The salary you pay yourself must be reasonable. You can’t, for example, report that you pay yourself $1 a year and take $100,000 a year out of your business as a dividend just so you don’t have to pay self-employment taxes. The salary you pay yourself should be comparable to what you would have to pay someone else to do your job.
This is a judgment call. If you get audited (and you should try to avoid getting audited), the IRS will have valuation experts who are incredibly well-informed of local salaries. After all, the IRS has records on everybody’s salary. If you are audited, you may need to consult an expert or have a CPA justify your salary.
No-interest and low-interest loans from the business to its owner are usually treated as compensation and are subject to income and FICA tax. And when you make yourself your own employee, you will have one additional (small) tax.
When you make yourself your own employee, you will have to pay FUTA as well as FICA. FUTA is federal unemployment tax. It’s a 6 percent federal tax on the first $7,000 of your income. Up to 90 percent of your FUTA liability can be forgiven dollar for dollar by paying state unemployment tax.
Failure to pay FUTA can expose your LLC to significant fines. The tax will not cost you more than $420 per year, but fines can accumulate to a lot more than that.
Changing the tax status of your LLC isn’t extremely complicated, but accounting fees add up. After you do a Subchapter S election, you must start filing your business taxes on Form 1120S with the IRS. Your state may have its own tax forms, or you may need to pay a franchise tax even if you live in a state that does not have income taxes.
You will also need to file payroll taxes every quarter on yourself and any non-owner employees of your business. Accounting fees will typically be at least $1,000 and up to $2,500 a year for businesses that have gross earnings of up to $1,000,000.
Tax planning and representation before the IRS and your state’s tax agencies may be a substantial expense. Usually, you will save money by getting good tax guidance, but this guidance will not come cheap.
As an employer of yourself, you may have to comply with federal and state regulations on employers. This means you may have to meet OSHA regulations or state safety regulations that do not apply to sole proprietors. You may have to display posters in your workplace, even in your home, or give yourself an annual hour of safety training. You may have to document your own immigration status with Form I-9.

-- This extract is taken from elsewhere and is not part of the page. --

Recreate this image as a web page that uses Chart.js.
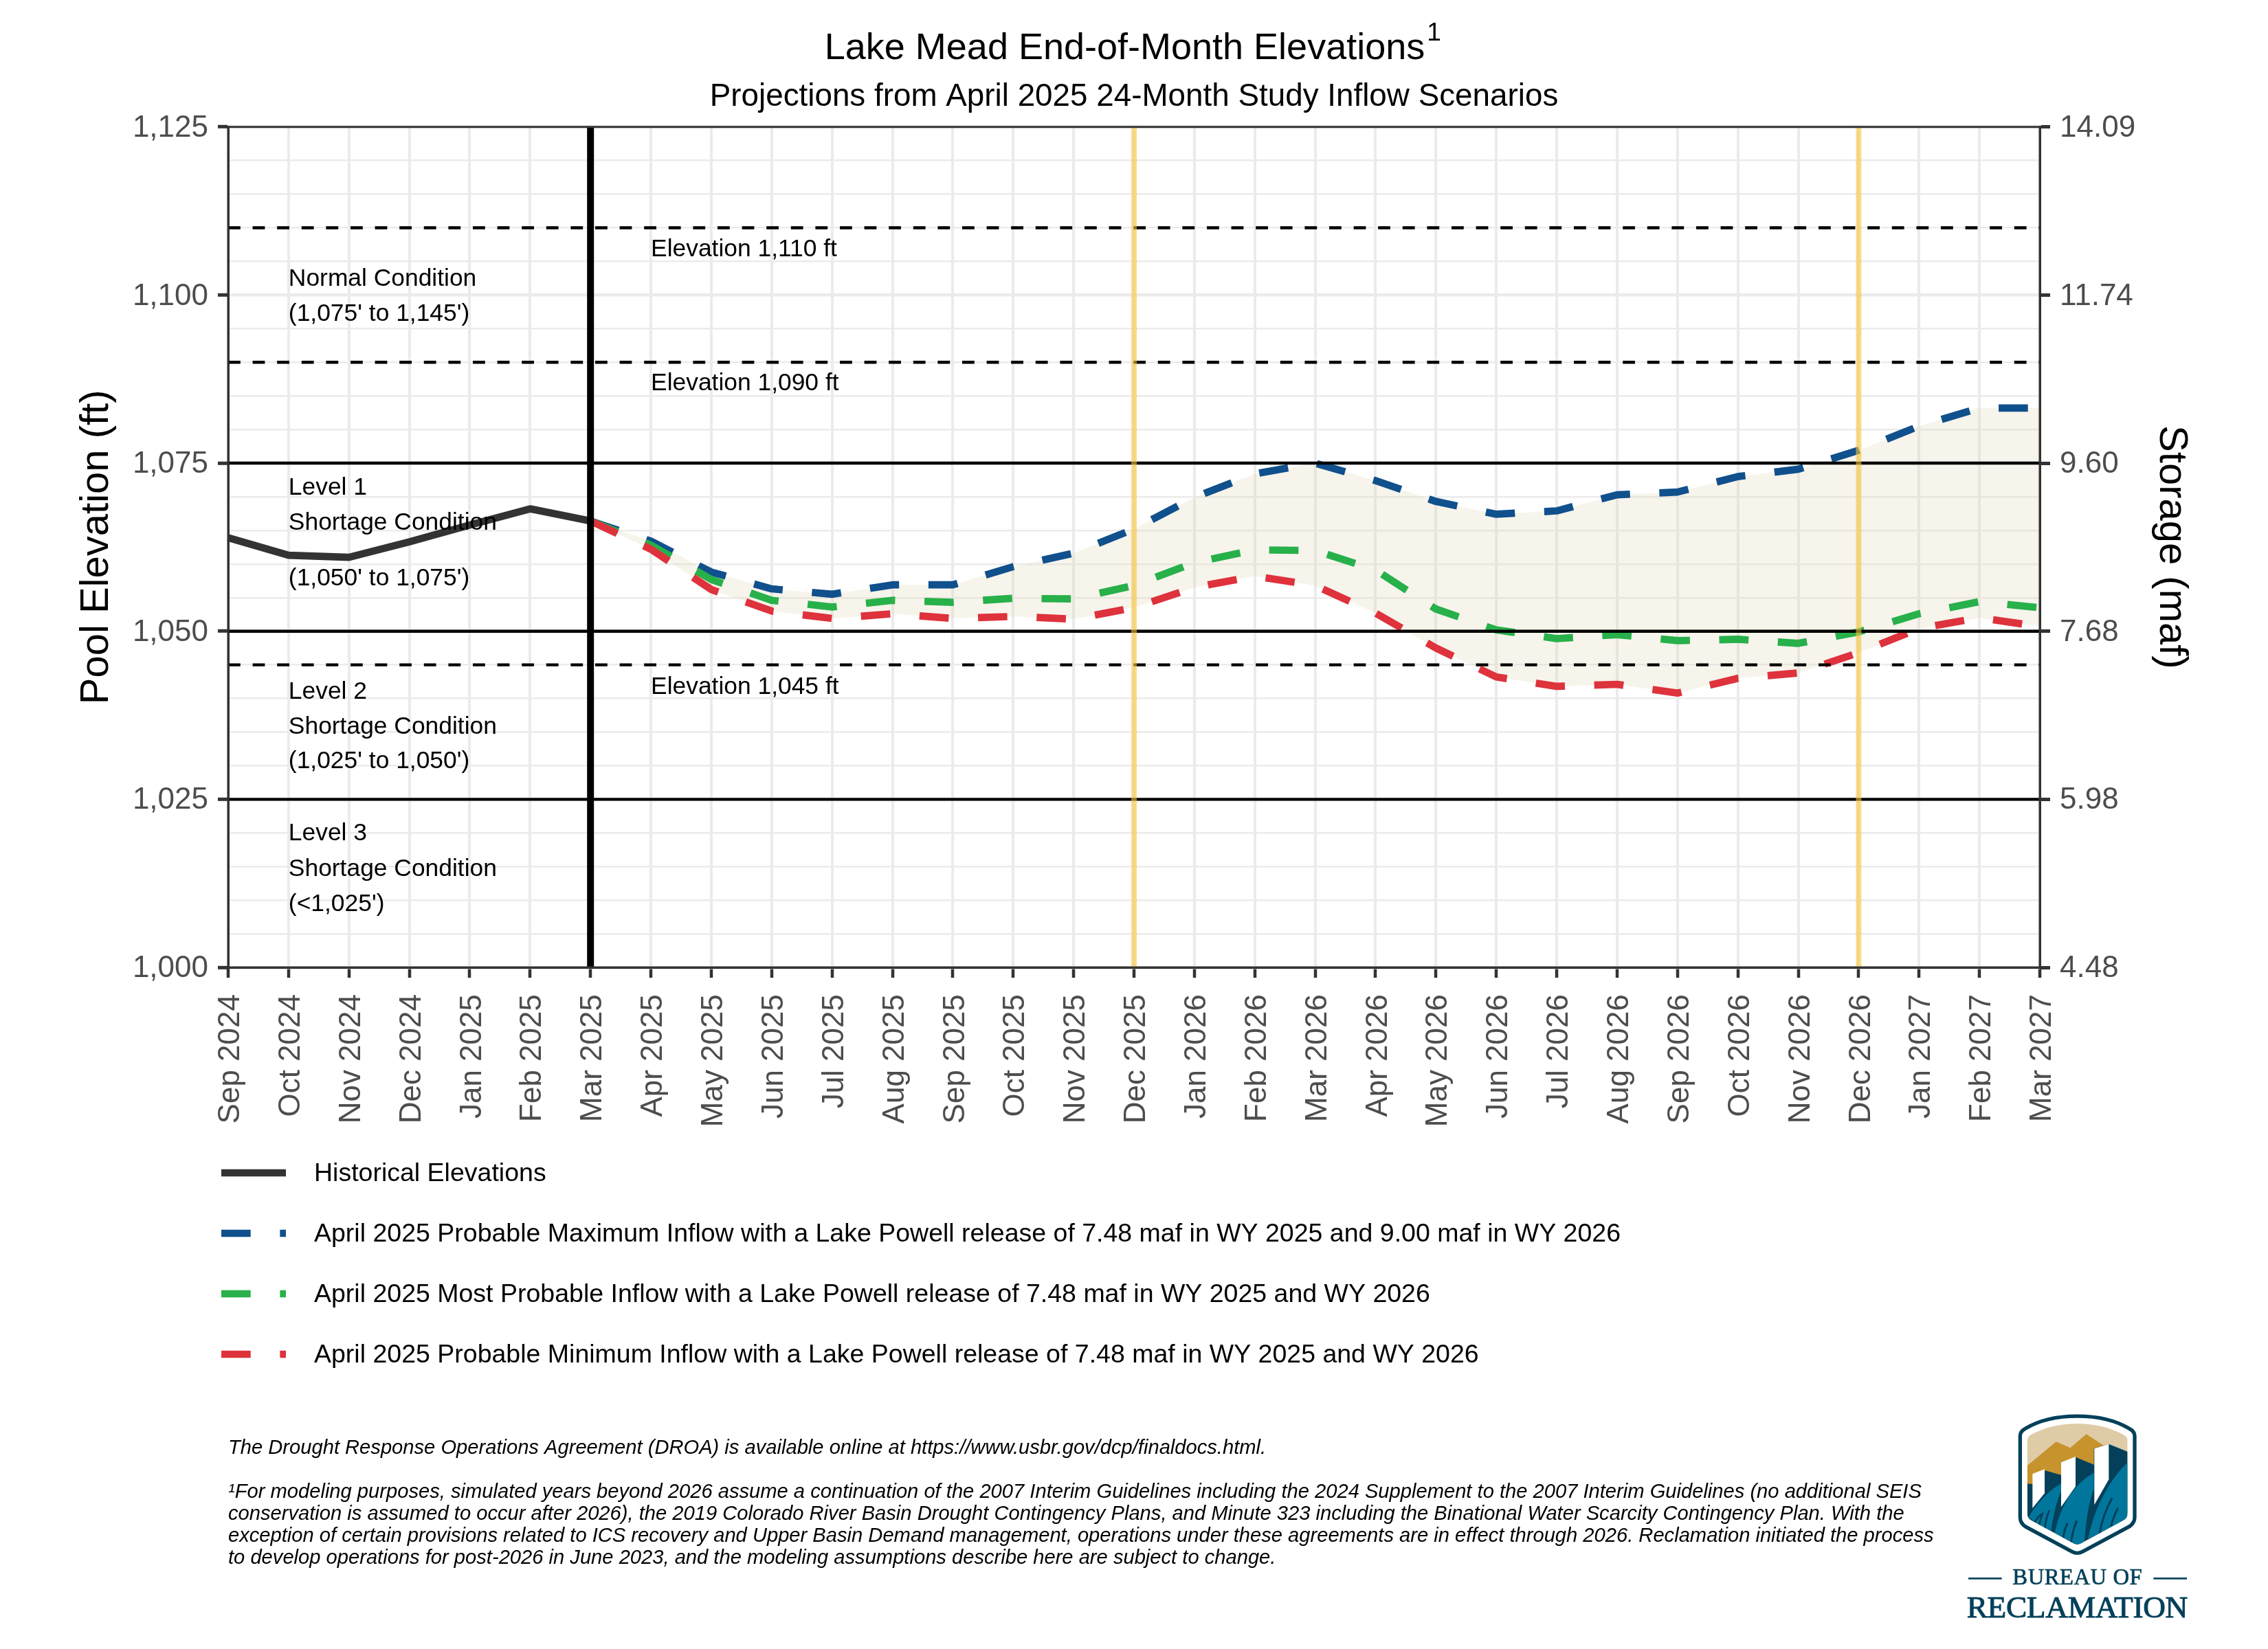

The benefits of having your LLC treated as a corporation usually greatly outweigh any additional accounting and compliance costs. There is another tax benefit that every LLC owner can claim even without electing to change tax treatment.
One more tax advantage for LLCs
One more major tax benefit is the Tax Cuts and Jobs Act of 2017. This gave sole proprietors, owners of LLCs, and owners of C and S corps a deduction of up to 20 percent of net “qualified business income.” It’s “below the line” deduction that you take on your personal Form 2040 after you have computed the profit and loss of your business. For many small business owners, it is like getting a second standard deduction.
You can’t get this deduction on income from your C corporation or income from your LLC if you have filed Form 8832 for your LLC to be treated as a C corporation. Additionally, you can get this deduction if you filed Form 2553 to have your LLC treated as an S corporation.
Another way to get this deduction is if you have not filed either election with the IRS. Compute your deduction on Form 8995 or Form 8995-A and attach the form to your tax return. Claim this deduction on line 10 of Form 1040.